WHAT IS ASKED
Copy down all of the data underneath, exactly as shown.

GIVEN INFORMATION

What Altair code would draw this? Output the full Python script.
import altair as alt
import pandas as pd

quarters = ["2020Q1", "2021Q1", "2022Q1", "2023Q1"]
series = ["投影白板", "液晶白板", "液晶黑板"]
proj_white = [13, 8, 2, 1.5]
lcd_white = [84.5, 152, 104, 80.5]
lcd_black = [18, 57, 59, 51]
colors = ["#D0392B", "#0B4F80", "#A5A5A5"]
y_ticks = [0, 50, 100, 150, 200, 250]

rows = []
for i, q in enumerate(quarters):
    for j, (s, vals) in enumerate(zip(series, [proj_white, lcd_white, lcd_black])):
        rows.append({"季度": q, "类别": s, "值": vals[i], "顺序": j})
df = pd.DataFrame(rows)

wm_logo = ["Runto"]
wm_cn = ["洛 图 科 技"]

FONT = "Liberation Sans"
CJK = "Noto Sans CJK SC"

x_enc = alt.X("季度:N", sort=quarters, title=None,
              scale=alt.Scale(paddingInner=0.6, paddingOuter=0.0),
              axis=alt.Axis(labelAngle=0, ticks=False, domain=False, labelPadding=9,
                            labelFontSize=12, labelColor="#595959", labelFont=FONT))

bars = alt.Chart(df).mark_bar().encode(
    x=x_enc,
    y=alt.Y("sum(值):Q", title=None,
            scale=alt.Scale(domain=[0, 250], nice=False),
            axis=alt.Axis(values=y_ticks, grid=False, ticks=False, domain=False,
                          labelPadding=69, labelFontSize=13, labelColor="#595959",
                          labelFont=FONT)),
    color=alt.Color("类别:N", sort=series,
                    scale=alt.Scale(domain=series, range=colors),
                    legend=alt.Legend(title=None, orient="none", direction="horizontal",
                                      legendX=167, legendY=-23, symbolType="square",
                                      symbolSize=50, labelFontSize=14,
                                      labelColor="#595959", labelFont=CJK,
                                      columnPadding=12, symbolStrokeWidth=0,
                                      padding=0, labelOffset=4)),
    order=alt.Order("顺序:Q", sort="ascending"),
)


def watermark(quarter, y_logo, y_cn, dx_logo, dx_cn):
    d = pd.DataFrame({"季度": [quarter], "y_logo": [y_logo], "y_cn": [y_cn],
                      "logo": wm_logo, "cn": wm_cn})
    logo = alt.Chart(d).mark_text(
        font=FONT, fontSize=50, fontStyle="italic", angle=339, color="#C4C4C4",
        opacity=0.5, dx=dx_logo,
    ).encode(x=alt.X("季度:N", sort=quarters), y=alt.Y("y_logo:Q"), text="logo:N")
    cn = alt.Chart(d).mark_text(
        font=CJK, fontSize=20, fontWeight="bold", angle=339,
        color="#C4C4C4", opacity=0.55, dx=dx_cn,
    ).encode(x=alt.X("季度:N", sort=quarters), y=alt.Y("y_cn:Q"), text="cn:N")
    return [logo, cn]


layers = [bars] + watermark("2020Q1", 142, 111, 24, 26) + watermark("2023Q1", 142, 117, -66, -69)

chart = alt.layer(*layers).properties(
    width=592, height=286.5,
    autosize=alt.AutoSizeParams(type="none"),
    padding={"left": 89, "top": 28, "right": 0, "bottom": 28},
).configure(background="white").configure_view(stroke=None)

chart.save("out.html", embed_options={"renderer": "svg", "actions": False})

FINAL RESULT
What Altair code would draw this? Output the full Python script.
import altair as alt
import pandas as pd

quarters = ["2020Q1", "2021Q1", "2022Q1", "2023Q1"]
series = ["投影白板", "液晶白板", "液晶黑板"]
proj_white = [13, 8, 2, 1.5]
lcd_white = [84.5, 152, 104, 80.5]
lcd_black = [18, 57, 59, 51]
colors = ["#D0392B", "#0B4F80", "#A5A5A5"]
y_ticks = [0, 50, 100, 150, 200, 250]

rows = []
for i, q in enumerate(quarters):
    for j, (s, vals) in enumerate(zip(series, [proj_white, lcd_white, lcd_black])):
        rows.append({"季度": q, "类别": s, "值": vals[i], "顺序": j})
df = pd.DataFrame(rows)

wm_logo = ["Runto"]
wm_cn = ["洛 图 科 技"]

FONT = "Liberation Sans"
CJK = "Noto Sans CJK SC"

x_enc = alt.X("季度:N", sort=quarters, title=None,
              scale=alt.Scale(paddingInner=0.6, paddingOuter=0.0),
              axis=alt.Axis(labelAngle=0, ticks=False, domain=False, labelPadding=9,
                            labelFontSize=12, labelColor="#595959", labelFont=FONT))

bars = alt.Chart(df).mark_bar().encode(
    x=x_enc,
    y=alt.Y("sum(值):Q", title=None,
            scale=alt.Scale(domain=[0, 250], nice=False),
            axis=alt.Axis(values=y_ticks, grid=False, ticks=False, domain=False,
                          labelPadding=69, labelFontSize=13, labelColor="#595959",
                          labelFont=FONT)),
    color=alt.Color("类别:N", sort=series,
                    scale=alt.Scale(domain=series, range=colors),
                    legend=alt.Legend(title=None, orient="none", direction="horizontal",
                                      legendX=167, legendY=-23, symbolType="square",
                                      symbolSize=50, labelFontSize=14,
                                      labelColor="#595959", labelFont=CJK,
                                      columnPadding=12, symbolStrokeWidth=0,
                                      padding=0, labelOffset=4)),
    order=alt.Order("顺序:Q", sort="ascending"),
)


def watermark(quarter, y_logo, y_cn, dx_logo, dx_cn):
    d = pd.DataFrame({"季度": [quarter], "y_logo": [y_logo], "y_cn": [y_cn],
                      "logo": wm_logo, "cn": wm_cn})
    logo = alt.Chart(d).mark_text(
        font=FONT, fontSize=50, fontStyle="italic", angle=339, color="#C4C4C4",
        opacity=0.5, dx=dx_logo,
    ).encode(x=alt.X("季度:N", sort=quarters), y=alt.Y("y_logo:Q"), text="logo:N")
    cn = alt.Chart(d).mark_text(
        font=CJK, fontSize=20, fontWeight="bold", angle=339,
        color="#C4C4C4", opacity=0.55, dx=dx_cn,
    ).encode(x=alt.X("季度:N", sort=quarters), y=alt.Y("y_cn:Q"), text="cn:N")
    return [logo, cn]


layers = [bars] + watermark("2020Q1", 142, 111, 24, 26) + watermark("2023Q1", 142, 117, -66, -69)

chart = alt.layer(*layers).properties(
    width=592, height=286.5,
    autosize=alt.AutoSizeParams(type="none"),
    padding={"left": 89, "top": 28, "right": 0, "bottom": 28},
).configure(background="white").configure_view(stroke=None)

chart.save("out.html", embed_options={"renderer": "svg", "actions": False})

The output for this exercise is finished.